Walter C. Murray Lecture: Origins of Meaning
Philosopher Dr. Dorit Bar-On (PhD) discusses how language might have evolved from animal communication
Date: Friday, Jan. 27
Time: 7–8:30 pm (reception to follow)
Location: Health Sciences Building Room 1150, 107 Wiggins Rd., Saskatoon
Free and open to the public
About this event
Hosted by the University of Saskatchewan Department of Philosophy
Origins of Meaning
by Dr. Dorit Bar-On (PhD)
Professor, Department of Philosophy, University of Connecticut
One of Darwin’s most vocal and persistent opponents, Friedrich Max Müller, famously claimed that “Language is the Rubicon which divides man from beast, and no animal will ever cross it.” This poses the following challenge for our understanding of the evolution of language:
Given the vast differences we see between human language and animal communication systems, how could meaningful speech have evolved from such systems?

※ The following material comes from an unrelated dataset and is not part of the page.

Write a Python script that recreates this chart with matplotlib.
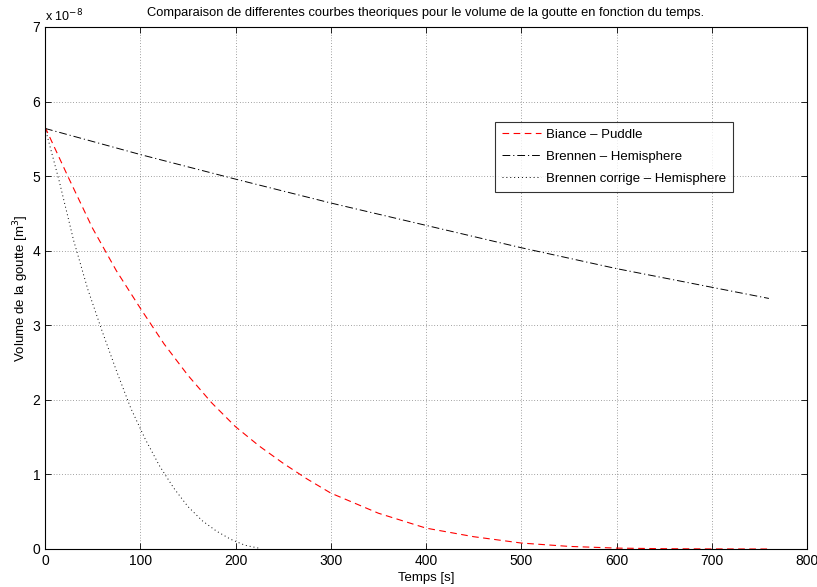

Darwin himself suggested that the transition from animal sounds and gestures to language would require “unusual wisdom” and intentions to communicate. This is the core of what I will refer to as the communicative-intentions approach to language and language evolution. After explaining this approach, I will motivate a different approach, which focuses on a kind of communication that we share with existing nonhuman animals: namely, expressive communication. My main purpose will be to argue that expressive behavior, and the kind of communication it affords, exhibit features that foreshadow significant aspects of linguistic communication, quite apart from the presence of communicative intentions or ingenious insight. This is not to say that animal communication as we know it already is language. It is just to say that, if we understand certain forms of animal communication systems properly, we can gain better (and more realistic) understanding of what it would have taken – evolutionarily speaking – to get from animal communication to language.